Potential Cost Implications of an Interim Storage Facility for Commercial SNF
|Cost_Implications_final_approved.pdf (421.34 KB)
The question of whether or not consolidated interim storage of commercial spent nuclear fuel (SNF) should be part of the federal waste management system as an intermediate step before permanent disposal has been debated for more than four decades. This paper summarizes an evaluation of the cost implications of incorporating a consolidated interim storage facility (ISF) into the waste management system (WMS). In this study, the order-of-magnitude estimates of total system costs were calculated and tabulated. The analyzed scenarios involve shipment of SNF from reactors in dual-purpose storage and transportation canisters (DPCs) currently being used by utilities for dry storage at reactor sites. A number of pertinent conclusions can be drawn from this evaluation, including:
• Delay in repository availability increases total system costs. Any delay in opening a repository increases total system costs, regardless of whether the system has an ISF or not. This is due to the increased cost associated
with an extended duration for storage, whether at multiple independent spent fuel storage installations (ISFSIs) or at an ISF, until waste can be disposed of.
• There is a potential total system life-cycle cost avoidance in realistic scenarios with an ISF when compared to scenarios with no ISF. However, most of the cost avoidance occurs several decades after the ISF is opened. The total WMS cost differential over the long term is mainly attributed to the reduced operational costs of storing the fuel in a consolidated facility rather than at individual reactor sites.
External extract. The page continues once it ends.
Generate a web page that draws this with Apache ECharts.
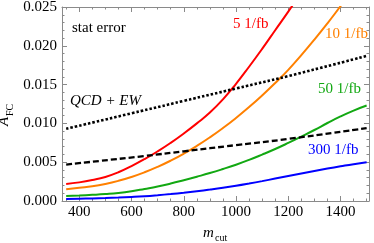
<!DOCTYPE html>
<html><head><meta charset="utf-8">
<script src="https://cdn.jsdelivr.net/npm/echarts@6/dist/echarts.min.js"></script>
<style>html,body{margin:0;padding:0;background:#fff}#c{width:374px;height:243px}</style>
</head><body><div id="c"></div>
<script>
var mcut = [350,400,450,500,550,600,650,700,750,800,850,900,950,1000,1050,1100,1150,1200,1250,1300,1350,1400,1450,1500];
var red5    = [0.0022,0.0024,0.0027,0.0031,0.0037,0.0045,0.0054,0.0064,0.0075,0.0087,0.0100,0.0114,0.0131,0.0151,0.0173,0.0196,0.0220,0.0244,0.0269];
var orange10= [0.0015,0.0017,0.0019,0.0022,0.0026,0.0031,0.0037,0.0044,0.0052,0.0061,0.0071,0.0082,0.0094,0.0107,0.0121,0.0136,0.0152,0.0169,0.0188,0.0208,0.0229,0.0251,0.0273];
var green50 = [0.00065,0.00071,0.00079,0.00089,0.00103,0.00125,0.00155,0.00187,0.00225,0.00268,0.00313,0.00360,0.00412,0.00468,0.00530,0.00598,0.00670,0.00748,0.00830,0.00915,0.01005,0.01090,0.01165,0.01230];
var blue300 = [0.00026,0.00029,0.00033,0.00038,0.00044,0.00052,0.00062,0.00075,0.00090,0.00107,0.00126,0.00147,0.00170,0.00196,0.00225,0.00256,0.00289,0.00322,0.00355,0.00387,0.00418,0.00447,0.00475,0.00500];
var qcdX = [350,600,800,1000,1200,1500];
var qcdEW = [0.0093,0.0113,0.0129,0.0145,0.0161,0.0187];
var bgX = [350,650,800,1000,1200,1500];
var bgDashed = [0.0047,0.0058,0.0064,0.0072,0.0080,0.0094];
var xMajor = [400,600,800,1000,1200,1400];
var xMinor = [350,450,500,550,650,700,750,850,900,950,1050,1100,1150,1250,1300,1350,1450,1500];

function pairs(xs, ys){ var out=[]; for(var i=0;i<ys.length;i++) out.push([xs[i], ys[i]]); return out; }

var SERIF = '"Liberation Serif","DejaVu Serif",serif';
var FRAME = '#8a8a8a';
var chart = echarts.init(document.getElementById('c'), null, {renderer:'canvas'});

function xAx(pos, vals, len, line, labels){
  return {type:'value', position:pos, min:334, max:1509,
    axisLine:{show:line, lineStyle:{color:FRAME, width:1}},
    axisTick:{show:true, inside:true, length:len, customValues:vals, lineStyle:{color:FRAME, width:1}},
    axisLabel:{show:labels, customValues:vals, color:'#000', fontFamily:SERIF, fontSize:15, margin:4,
      formatter:function(v){return String(v);}},
    splitLine:{show:false}};
}
function yAx(pos, labels){
  return {type:'value', position:pos, min:0, max:0.025, interval:0.005,
    axisLine:{show:true, lineStyle:{color:FRAME, width:1}},
    axisTick:{show:true, inside:true, length:5, lineStyle:{color:FRAME, width:1}},
    minorTick:{show:true, splitNumber:5, length:2.5, lineStyle:{color:FRAME, width:1}},
    axisLabel:{show:labels, color:'#000', fontFamily:SERIF, fontSize:15, margin:5,
      formatter:function(v){return v.toFixed(3);}},
    splitLine:{show:false}};
}
function line(data, color){
  return {type:'line', data:data, showSymbol:false, symbol:'none', smooth:true, clip:true,
    lineStyle:{color:color, width:2}, xAxisIndex:0, yAxisIndex:0, z:3};
}
function label(txt, x, y, color, italic){
  return {type:'text', left:x, top:y, z:10, style:{text:txt, fill:color, font:(italic?'italic ':'')+'15px '+SERIF}};
}

chart.setOption({
  animation:false,
  grid:{left:62, right:5, top:7, bottom:42, containLabel:false, outerBoundsMode:'none'},
  xAxis:[xAx('bottom', xMajor, 5, true, true), xAx('bottom', xMinor, 2.5, false, false),
         xAx('top', xMajor, 5, true, false), xAx('top', xMinor, 2.5, false, false)],
  yAxis:[yAx('left', true), yAx('right', false)],
  series:[
    line(pairs(mcut, red5), '#ff0000'),
    line(pairs(mcut, orange10), '#ff8000'),
    line(pairs(mcut, green50), '#12a812'),
    line(pairs(mcut, blue300), '#0000ff'),
    {type:'line', data:pairs(qcdX, qcdEW), showSymbol:false, symbol:'none', smooth:true,
      lineStyle:{color:'#000', width:2.6, type:[2.5,2]}, z:4},
    {type:'line', data:pairs(bgX, bgDashed), showSymbol:false, symbol:'none', smooth:true,
      lineStyle:{color:'#000', width:2.3, type:[6,3]}, z:4}
  ],
  graphic:[
    label('stat error', 72, 21, '#000', false),
    label('QCD + EW', 70, 94, '#000', true),
    label('5 1/fb', 233, 17, '#ff0000', false),
    label('10 1/fb', 325, 27, '#ff8000', false),
    label('50 1/fb', 318, 82, '#12a812', false),
    label('300 1/fb', 308, 143, '#0000ff', false),
    {type:'group', x:6, y:112, rotation:Math.PI/2, z:10, children:[
      {type:'text', x:-14, y:-9, style:{text:'A', fill:'#000', font:'italic 15px '+SERIF}},
      {type:'text', x:-4, y:-1, style:{text:'FC', fill:'#000', font:'10px '+SERIF}}
    ]},
    {type:'text', left:203, top:226, z:10, style:{text:'m', fill:'#000', font:'italic 15px '+SERIF}},
    {type:'text', left:215, top:233, z:10, style:{text:'cut', fill:'#000', font:'10px '+SERIF}}
  ]
});
</script></body></html>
• Earlier establishment of an ISF allows for more avoidance of post-shutdown at-reactor storage costs for any repository opening date.
An ISF allows earlier acceptance of fuel from reactors, which reduces at-reactor costs from a total system perspective.
• Transportation costs have little impact on a WMS with or without an ISF. These impacts range from 3–11% of the total cost in all scenarios. Therefore, transporting the fuel twice does not appear to be a significant cost
concern driver relative to other system costs.
In conclusion, designing, licensing, and constructing an ISF will require a large near-term financial investment. However, reduced annual operating and maintenance costs for an integrated waste management system with an ISF, compared to a system without an ISF, could eventually result in system-wide (integrated) cost avoidance due to reductions in at-reactor storage costs in the long term. The largest cost avoidances would not occur for several decades, so assumptions about inflation, escalation, and discount rates will have a significant effect on potential economic impacts of an ISF. It should be noted that other benefits associated with the investment of an ISF—such as earlier removal of SNF from shutdown reactor sites, earlier prospects for site reutilization, and additional overall integrated waste management system flexibility—were not addressed in this study.